Speaking out: On Lura Vogelman

Justine Saccardi Kahn, ’02, M.S. ’04, on Lura Haynie Vogelman, M.S. ’87

By Magazine Staff  |  Photo by Cory Donovan

Justine Saccardi Kahn, ’02, M.S. ’04, knows the impact a stroke can have on a person—and on a family. Twenty-five years ago her father had two strokes and lost the ability to speak. He spoke his first word—cake—on her sister’s twelfth birthday.

Still, even as Kahn and her family celebrated the progress her father made with his speech therapist, she wasn’t considering speech-language pathology as a career. When she started at Loyola, Kahn was planning to study biology and pursue the pre-med track.

Then she started taking speech-language pathology classes and met Lura Haynie Vogelman, M.S. ’87, a clinical faculty member in speech-language pathology. “She was one of my first teachers,” Kahn said. “She was really inspirational and really gave a lot of real-life, practical knowledge.”

Kahn and Vogelman

Vogelman was working in a hospital at the time and shared her on-the-job experiences with her students. Hearing those stories helped Kahn define her career path. She works now as a speech therapist for Mercy Medical Center in Baltimore—and is often reminded of Vogelman.

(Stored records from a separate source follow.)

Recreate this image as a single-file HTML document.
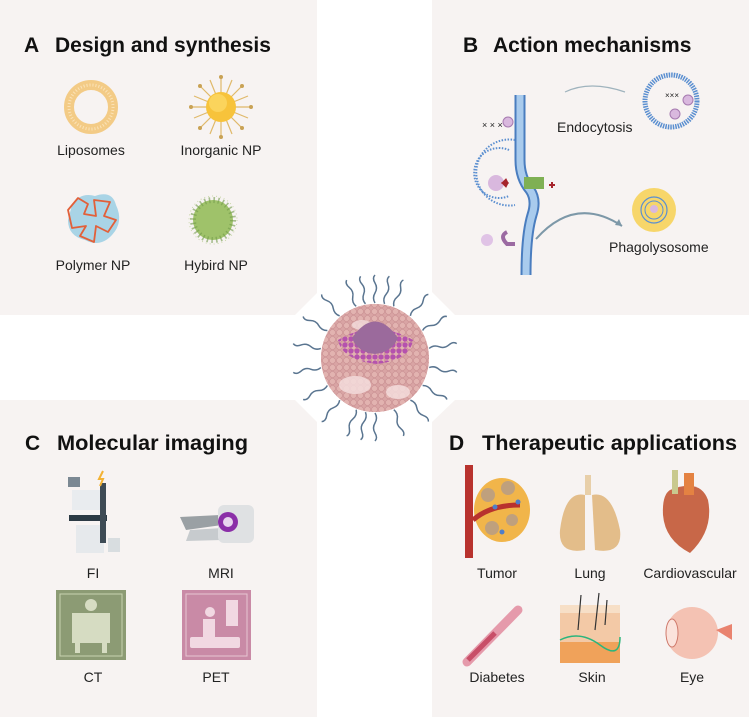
<!DOCTYPE html>
<html><head><meta charset="utf-8"><style>
html,body{margin:0;padding:0;background:#fff;width:749px;height:717px;overflow:hidden}
svg{display:block}
text{font-family:"Liberation Sans",Arial,sans-serif;fill:#222}
.t{font-weight:bold;font-size:21px;fill:#111}
.l{font-size:14px;text-anchor:middle}
</style></head><body>
<svg width="749" height="717" viewBox="0 0 749 717" xmlns="http://www.w3.org/2000/svg">
<defs>
<pattern id="dots" width="7" height="7" patternUnits="userSpaceOnUse"><circle cx="3.5" cy="3.5" r="3" fill="#e2b3b0" stroke="#c99092" stroke-width=".6"/></pattern>
<pattern id="pdots" width="6" height="6" patternUnits="userSpaceOnUse"><circle cx="3" cy="3" r="2.6" fill="#b552ae"/></pattern>
</defs>
<g fill="#f7f3f2">
<polygon points="0,0 317,0 317,293 295,315 0,315"/>
<polygon points="432,0 749,0 749,315 455,315 432,292"/>
<polygon points="0,400 295,400 317,422 317,717 0,717"/>
<polygon points="455,400 749,400 749,717 432,717 432,422"/>
</g>
<text class="t" x="24" y="52">A<tspan x="55">Design and synthesis</tspan></text>
<text class="t" x="463" y="52">B<tspan x="493">Action mechanisms</tspan></text>
<text class="t" x="25" y="450">C<tspan x="57" textLength="191" lengthAdjust="spacingAndGlyphs">Molecular imaging</tspan></text>
<text class="t" x="449" y="450">D<tspan x="482" textLength="255" lengthAdjust="spacingAndGlyphs">Therapeutic applications</tspan></text>

<!-- A -->
<circle cx="91" cy="107" r="22" fill="none" stroke="#f3cb86" stroke-width="10"/>
<circle cx="91" cy="107" r="22" fill="none" stroke="#fbe3b8" stroke-width="3" stroke-dasharray="1 2"/>
<g stroke="#e0b96a" stroke-width="1.2">
<line x1="191" y1="107" x2="251" y2="107"/><line x1="221" y1="77" x2="221" y2="137"/>
<line x1="200" y1="86" x2="242" y2="128"/><line x1="242" y1="86" x2="200" y2="128"/>
<line x1="194" y1="96" x2="248" y2="118"/><line x1="194" y1="118" x2="248" y2="96"/>
<line x1="210" y1="80" x2="232" y2="134"/><line x1="232" y1="80" x2="210" y2="134"/>
</g>
<g fill="#c9a255"><circle cx="191" cy="107" r="2"/><circle cx="251" cy="107" r="2"/><circle cx="221" cy="77" r="2"/><circle cx="221" cy="137" r="2"/><circle cx="200" cy="86" r="2"/><circle cx="242" cy="128" r="2"/><circle cx="242" cy="86" r="2"/><circle cx="200" cy="128" r="2"/></g>
<circle cx="221" cy="107" r="15" fill="#f7c33b"/>
<circle cx="218" cy="103" r="9" fill="#fbd45c"/>
<text class="l" x="91" y="155">Liposomes</text>
<text class="l" x="221" y="155">Inorganic NP</text>
<path d="M72,205 Q80,192 95,196 Q112,190 116,205 Q124,222 112,235 Q100,248 85,240 Q68,236 68,220 Z" fill="#a9d4e6"/>
<path d="M68,210 L78,198 L88,204 L84,214 L96,216 L94,200 L110,202 L104,216 L116,220 L108,232 L96,226 L94,242 L80,236 L86,226 L72,228 Z" fill="none" stroke="#e2603a" stroke-width="1.8" stroke-linejoin="round"/>
<circle cx="213" cy="220" r="24" fill="none" stroke="#c9d6a8" stroke-width="1" stroke-dasharray="1 3"/>
<circle cx="213" cy="220" r="20" fill="#9fc26a"/>
<circle cx="213" cy="220" r="20" fill="none" stroke="#6f9a4a" stroke-width="6" stroke-dasharray="1.5 3" opacity=".6"/>
<text class="l" x="93" y="270">Polymer NP</text>
<text class="l" x="216" y="270">Hybird NP</text>

<!-- B -->
<path d="M520,95 L520,160 Q520,178 530,190 Q537,200 532,215 Q526,235 526,275" fill="none" stroke="#4a7dbf" stroke-width="11"/>
<path d="M520,95 L520,160 Q520,178 530,190 Q537,200 532,215 Q526,235 526,275" fill="none" stroke="#a9cbed" stroke-width="7"/>
<path d="M515,140 A33,33 0 1 0 515,205" fill="none" stroke="#5b8fd0" stroke-width="2" stroke-dasharray="1.5 1.5"/>
<path d="M509,150 A25,25 0 1 0 509,196" fill="none" stroke="#5b8fd0" stroke-width="2" stroke-dasharray="1.5 1.5"/>
<circle cx="496" cy="183" r="8" fill="#d9b8de"/>
<path d="M502,183 l4,-4 l2,4 l-2,4z M501,183 h8" fill="#a6242c" stroke="#a6242c"/>
<rect x="524" y="177" width="20" height="12" fill="#7fb054"/>
<path d="M549,185 l6,0 m-3,-3 l0,6" stroke="#a6242c" stroke-width="2"/>
<text x="482" y="128" font-size="9" fill="#222">× × ×</text>
<circle cx="508" cy="122" r="5" fill="#d9b8de" stroke="#a67ab0"/>
<circle cx="487" cy="240" r="6" fill="#e0c3e6"/>
<path d="M507,232 q-8,4 0,12 h8" fill="none" stroke="#9b6aa2" stroke-width="4"/>
<path d="M565,92 Q590,80 625,92" fill="none" stroke="#9fb3bd" stroke-width="1.2"/>
<path d="M536,239 Q575,195 622,226" fill="none" stroke="#7d98a8" stroke-width="2"/>
<path d="M622,226 l-7,-1 l4,-6z" fill="#7d98a8"/>
<circle cx="671" cy="101" r="26" fill="none" stroke="#5b8fd0" stroke-width="5" stroke-dasharray="1.5 1"/>
<text x="665" y="98" font-size="8" fill="#222">×××</text>
<circle cx="688" cy="100" r="5" fill="#d9b8de" stroke="#a67ab0"/>
<circle cx="675" cy="114" r="5" fill="#d9b8de" stroke="#a67ab0"/>
<text x="557" y="132" font-size="14">Endocytosis</text>
<circle cx="654" cy="210" r="22" fill="#f7d66a"/>
<circle cx="654" cy="210" r="13" fill="none" stroke="#5b8fd0" stroke-width="1.2"/>
<circle cx="654" cy="210" r="9" fill="none" stroke="#5b8fd0" stroke-width="1"/>
<circle cx="654" cy="209" r="4" fill="#d9b8de"/>
<text x="609" y="252" font-size="14">Phagolysosome</text>

<!-- Center NP -->
<g fill="none" stroke="#5a7590" stroke-width="1.5">
<path id="sq" d="M375,303 q-3,-5 0,-10 q3,-5 0,-10 q-3,-5 0,-8"/>
<use href="#sq" transform="rotate(20 375 358)"/><use href="#sq" transform="rotate(40 375 358)"/>
<use href="#sq" transform="rotate(60 375 358)"/><use href="#sq" transform="rotate(80 375 358)"/>
<use href="#sq" transform="rotate(100 375 358)"/><use href="#sq" transform="rotate(120 375 358)"/>
<use href="#sq" transform="rotate(140 375 358)"/><use href="#sq" transform="rotate(160 375 358)"/>
<use href="#sq" transform="rotate(180 375 358)"/><use href="#sq" transform="rotate(200 375 358)"/>
<use href="#sq" transform="rotate(220 375 358)"/><use href="#sq" transform="rotate(240 375 358)"/>
<use href="#sq" transform="rotate(260 375 358)"/><use href="#sq" transform="rotate(280 375 358)"/>
<use href="#sq" transform="rotate(300 375 358)"/><use href="#sq" transform="rotate(320 375 358)"/>
<use href="#sq" transform="rotate(340 375 358)"/><use href="#sq" transform="rotate(10 375 358)"/>
<use href="#sq" transform="rotate(190 375 358)"/><use href="#sq" transform="rotate(350 375 358)"/>
</g>
<circle cx="375" cy="358" r="54" fill="#d9a4a4"/>
<circle cx="375" cy="358" r="54" fill="url(#dots)"/>
<ellipse cx="355" cy="385" rx="16" ry="9" fill="#f3dcdc" opacity=".85"/>
<ellipse cx="398" cy="392" rx="12" ry="7" fill="#f3dcdc" opacity=".85"/>
<ellipse cx="362" cy="325" rx="10" ry="5" fill="#f3dcdc" opacity=".8"/>
<path d="M338,340 Q375,318 413,340 Q410,360 377,364 Q342,360 338,340Z" fill="url(#pdots)"/>
<path d="M352,338 Q375,305 398,338 Q392,352 375,354 Q357,352 352,338Z" fill="#9b6a9c"/>

<!-- C -->
<rect x="72" y="490" width="30" height="20" fill="#e9ecef"/><rect x="69" y="515" width="38" height="6" fill="#2c3a44"/>
<rect x="76" y="525" width="28" height="28" fill="#e6e9ec"/><rect x="100" y="483" width="6" height="60" fill="#3e4b55"/>
<rect x="68" y="477" width="12" height="10" fill="#7b8893"/><path d="M103,471 l-4,8 h4 l-3,7" stroke="#f3b233" stroke-width="2" fill="none"/>
<rect x="108" y="538" width="12" height="14" fill="#d8dde0"/>
<path d="M180,517 L220,515 L222,525 L186,530 Z" fill="#9aa0a4"/>
<path d="M190,530 L222,528 L222,540 L186,541 Z" fill="#c7cbce"/>
<rect x="218" y="505" width="36" height="38" rx="6" fill="#dfe1e3"/><circle cx="228" cy="522" r="10" fill="#8b2fa8"/><circle cx="228" cy="522" r="5" fill="#e8d5ee"/>
<text class="l" x="93" y="578">FI</text>
<text class="l" x="221" y="578">MRI</text>
<rect x="56" y="590" width="70" height="70" fill="#8c9b74"/>
<rect x="60" y="594" width="62" height="62" fill="none" stroke="#c9d3b1" stroke-width="1"/>
<rect x="72" y="613" width="38" height="30" fill="#d6dcc2"/><circle cx="91" cy="605" r="6" fill="#d6dcc2"/>
<rect x="75" y="643" width="5" height="10" fill="#d6dcc2"/><rect x="102" y="643" width="5" height="10" fill="#d6dcc2"/>
<rect x="182" y="590" width="69" height="70" fill="#c98aa6"/>
<rect x="186" y="594" width="61" height="62" fill="none" stroke="#e8c5d3"/>
<circle cx="210" cy="612" r="5" fill="#f1d8e2"/><rect x="203" y="619" width="12" height="18" fill="#f1d8e2"/>
<rect x="190" y="637" width="50" height="11" rx="2" fill="#f1d8e2"/><rect x="226" y="600" width="12" height="26" fill="#f1d8e2"/>
<text class="l" x="93" y="682">CT</text>
<text class="l" x="216" y="682">PET</text>

<!-- D -->
<rect x="465" y="465" width="8" height="93" fill="#b8322e"/>
<ellipse cx="502" cy="510" rx="28" ry="32" fill="#f1b54a"/>
<path d="M473,520 Q490,505 520,505" stroke="#b8322e" stroke-width="5" fill="none"/>
<g fill="#bfa07d"><circle cx="488" cy="495" r="7"/><circle cx="508" cy="488" r="7"/><circle cx="492" cy="528" r="7"/><circle cx="512" cy="520" r="6"/></g>
<g fill="#4f7ec9"><circle cx="495" cy="507" r="2.5"/><circle cx="518" cy="502" r="2.5"/><circle cx="502" cy="532" r="2.5"/></g>
<text class="l" x="497" y="578">Tumor</text>
<path d="M588,475 v20" stroke="#e8cfa9" stroke-width="6"/>
<path d="M585,495 Q565,490 560,530 Q558,555 585,550 Z" fill="#e3bd8a"/>
<path d="M592,495 Q612,490 620,530 Q623,555 595,550 Z" fill="#e3bd8a"/>
<text class="l" x="590" y="578">Lung</text>
<path d="M670,490 Q700,478 708,500 Q714,530 690,553 Q665,540 663,515 Q662,495 670,490Z" fill="#c86748"/>
<rect x="672" y="470" width="6" height="24" fill="#c9c98e"/><rect x="684" y="473" width="10" height="22" fill="#e48242"/>
<text class="l" x="690" y="578">Cardiovascular</text>
<path d="M467,662 L518,610" stroke="#e59aab" stroke-width="9" stroke-linecap="round"/>
<path d="M468,660 L495,633" stroke="#c84f68" stroke-width="5"/>
<text class="l" x="497" y="682">Diabetes</text>
<rect x="560" y="605" width="60" height="58" fill="#f3c9a6"/>
<rect x="560" y="642" width="60" height="21" fill="#f0a25a"/>
<rect x="560" y="605" width="60" height="8" fill="#f7dfc7"/>
<path d="M578,630 l3,-35 M595,630 l4,-37 M605,625 l2,-25" stroke="#333" stroke-width="1.2"/>
<path d="M560,640 Q580,630 600,645 T620,637" stroke="#2bb57c" fill="none" stroke-width="1.5"/>
<text class="l" x="592" y="682">Skin</text>
<circle cx="692" cy="633" r="26" fill="#f4c2b3"/><ellipse cx="672" cy="633" rx="6" ry="14" fill="#fbe3dc" stroke="#cf7a6c"/>
<path d="M716,630 L732,624 L732,640 Z" fill="#e9836f"/>
<text class="l" x="692" y="682">Eye</text>
</svg>
</body></html>
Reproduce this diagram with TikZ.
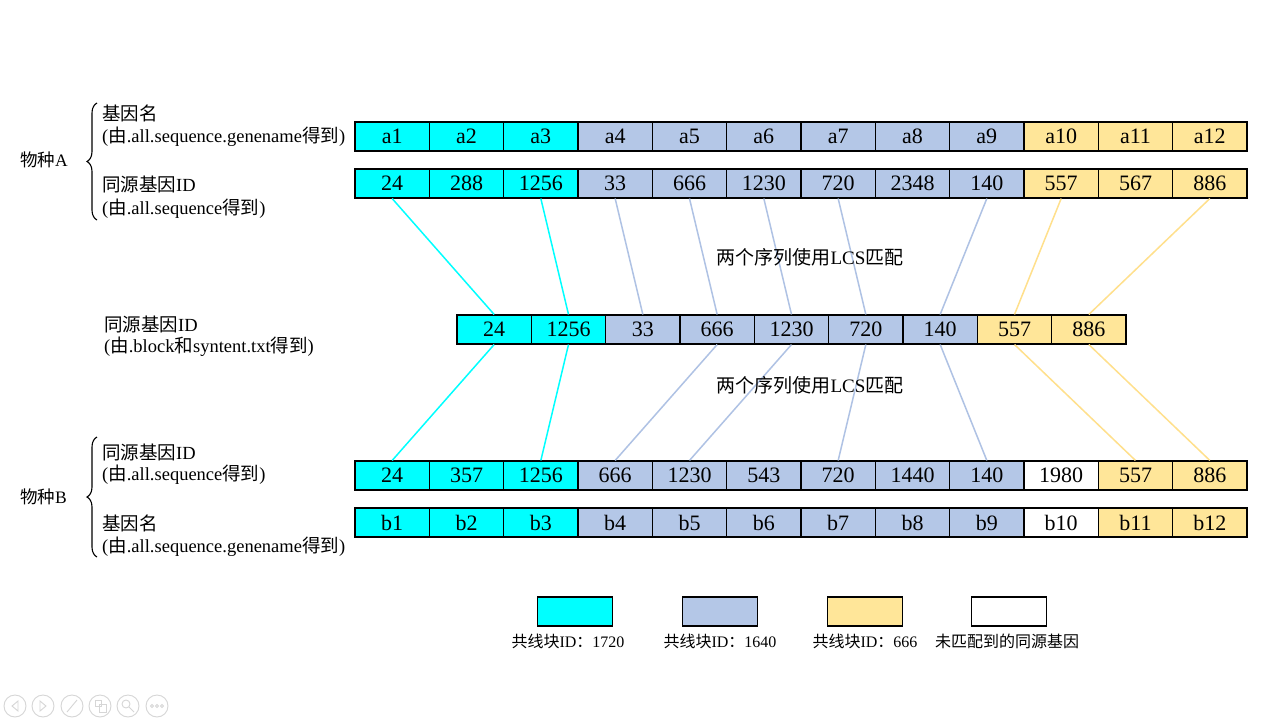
\documentclass[tikz,border=0pt]{standalone}
\usepackage{fontspec}
\setmainfont{Liberation Serif}
\newfontfamily\cjkf{Noto Sans CJK SC}
\newcommand{\zh}[1]{{\cjkf #1}}
\usetikzlibrary{decorations.pathreplacing}
\definecolor{cyanc}{HTML}{00FFFF}
\definecolor{blueg}{HTML}{B4C7E7}
\definecolor{yell}{HTML}{FFE699}
\definecolor{bluel}{HTML}{AFC2E4}
\definecolor{yelll}{HTML}{FFE08C}
\definecolor{icong}{HTML}{D6D6D6}
\tikzset{
  cell/.style={draw=black, line width=1.1pt, minimum width=74.33pt, minimum height=29pt, inner sep=0pt, font=\fontsize{22}{22}\selectfont},
  lab/.style={anchor=west, inner sep=0pt, font=\fontsize{18.5}{24}\selectfont, align=left},
  spec/.style={anchor=west, inner sep=0pt, font=\fontsize{17.5}{20}\selectfont},
  mid/.style={inner sep=0pt, font=\fontsize{19}{20}\selectfont},
  leg/.style={inner sep=0pt, font=\fontsize{16}{18}\selectfont},
  lc/.style={cyanc, line width=1.5pt},
  lb/.style={bluel, line width=1.5pt},
  ly/.style={yelll, line width=1.5pt},
  brc/.style={decorate, decoration={brace, amplitude=10pt, aspect=0.5}, line width=1.1pt},
  icon/.style={icong, line width=0.9pt}
}
\begin{document}
\begin{tikzpicture}[x=1pt, y=-1pt]
\useasboundingbox (0,0) rectangle (1280,720);
\fill[white] (0,0) rectangle (1280,720);

% species A gene names
\foreach \i/\t/\c in {1/a1/cyanc,2/a2/cyanc,3/a3/cyanc,4/a4/blueg,5/a5/blueg,6/a6/blueg,7/a7/blueg,8/a8/blueg,9/a9/blueg,10/a10/yell,11/a11/yell,12/a12/yell}
  \node[cell, fill=\c] (ga\i) at ({355+(\i-0.5)*74.333},136.5) {\t};
% species A ids
\foreach \i/\t/\c in {1/24/cyanc,2/288/cyanc,3/1256/cyanc,4/33/blueg,5/666/blueg,6/1230/blueg,7/720/blueg,8/2348/blueg,9/140/blueg,10/557/yell,11/567/yell,12/886/yell}
  \node[cell, fill=\c] (ia\i) at ({355+(\i-0.5)*74.333},183.5) {\t};
% middle
\foreach \i/\t/\c in {1/24/cyanc,2/1256/cyanc,3/33/blueg,4/666/blueg,5/1230/blueg,6/720/blueg,7/140/blueg,8/557/yell,9/886/yell}
  \node[cell, fill=\c] (m\i) at ({457+(\i-0.5)*74.333},329.5) {\t};
% species B ids
\foreach \i/\t/\c in {1/24/cyanc,2/357/cyanc,3/1256/cyanc,4/666/blueg,5/1230/blueg,6/543/blueg,7/720/blueg,8/1440/blueg,9/140/blueg,10/1980/white,11/557/yell,12/886/yell}
  \node[cell, fill=\c] (ib\i) at ({355+(\i-0.5)*74.333},475.5) {\t};
% species B gene names
\foreach \i/\t/\c in {1/b1/cyanc,2/b2/cyanc,3/b3/cyanc,4/b4/blueg,5/b5/blueg,6/b6/blueg,7/b7/blueg,8/b8/blueg,9/b9/blueg,10/b10/white,11/b11/yell,12/b12/yell}
  \node[cell, fill=\c] (gb\i) at ({355+(\i-0.5)*74.333},522.5) {\t};

% connectors A -> middle
\draw[lc] (ia1.south) -- (m1.north);
\draw[lc] (ia3.south) -- (m2.north);
\draw[lb] (ia4.south) -- (m3.north);
\draw[lb] (ia5.south) -- (m4.north);
\draw[lb] (ia6.south) -- (m5.north);
\draw[lb] (ia7.south) -- (m6.north);
\draw[lb] (ia9.south) -- (m7.north);
\draw[ly] (ia10.south) -- (m8.north);
\draw[ly] (ia12.south) -- (m9.north);
% connectors middle -> B
\draw[lc] (m1.south) -- (ib1.north);
\draw[lc] (m2.south) -- (ib3.north);
\draw[lb] (m4.south) -- (ib4.north);
\draw[lb] (m5.south) -- (ib5.north);
\draw[lb] (m6.south) -- (ib7.north);
\draw[lb] (m7.south) -- (ib9.north);
\draw[ly] (m8.south) -- (ib11.north);
\draw[ly] (m9.south) -- (ib12.north);

% LCS labels
\node[mid] (lcs1) at (810,257) {\zh{两个序列使用}LCS\zh{匹配}};
\node[mid] (lcs2) at (810,385) {\zh{两个序列使用}LCS\zh{匹配}};

% left labels species A
\node[lab] (la1) at (102,113) {\zh{基因名}};
\node[lab] (la2) at (102,137) {(\zh{由}.all.sequence.genename\zh{得到})};
\node[lab] (la3) at (102,184) {\zh{同源基因}ID};
\node[lab] (la4) at (102,209) {(\zh{由}.all.sequence\zh{得到})};
\node[spec] (spA) at (20,160) {\zh{物种}A};
\draw[brc] (97,220) -- (97,103);

% middle label
\node[lab] (lm1) at (104,324) {\zh{同源基因}ID};
\node[lab] (lm2) at (104,347) {(\zh{由}.block\zh{和}syntent.txt\zh{得到})};

% left labels species B
\node[lab] (lb1) at (102,452) {\zh{同源基因}ID};
\node[lab] (lb2) at (102,475) {(\zh{由}.all.sequence\zh{得到})};
\node[lab] (lb3) at (102,523) {\zh{基因名}};
\node[lab] (lb4) at (102,547) {(\zh{由}.all.sequence.genename\zh{得到})};
\node[spec] (spB) at (20,497) {\zh{物种}B};
\draw[brc] (97,557) -- (97,437);

% legend
\node[cell, fill=cyanc] (k1) at (575,611.5) {};
\node[cell, fill=blueg] (k2) at (720,611.5) {};
\node[cell, fill=yell] (k3) at (865,611.5) {};
\node[cell, fill=white] (k4) at (1009,611.5) {};
\node[leg] (t1) at (568,641) {\zh{共线块}ID\zh{：}1720};
\node[leg] (t2) at (720,641) {\zh{共线块}ID\zh{：}1640};
\node[leg] (t3) at (865,641) {\zh{共线块}ID\zh{：}666};
\node[leg] (t4) at (1007,641) {\zh{未匹配到的同源基因}};

% faint presentation controls
\foreach \x in {15,43,72,100,128,157} \draw[icon] (\x,706) circle (11);
\draw[icon] (18,701) -- (12,706) -- (18,711) -- cycle;
\draw[icon] (40,701) -- (46,706) -- (40,711) -- cycle;
\draw[icon] (67,712) -- (77,700);
\draw[icon] (95,700) rectangle (101,706);
\draw[icon] (99,704) rectangle (106,712);
\draw[icon] (126,704) circle (4);
\draw[icon] (129,707) -- (134,712);
\foreach \x in {152,157,162} \draw[icon] (\x,706) circle (1.6);
\end{tikzpicture}
\end{document}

“One of the areas of our job is called aphasia, which is when someone has a stroke and has a problem with their language skills. She was the aphasia expert in school, and every time one of those patients comes across, I think of her,” said Kahn, who is married to Daniel Kahn, ’02.

When she told her father of her career choice, he understood. “It was very meaningful for him,” she said. “Even 25 years later he still remembers his speech therapist.”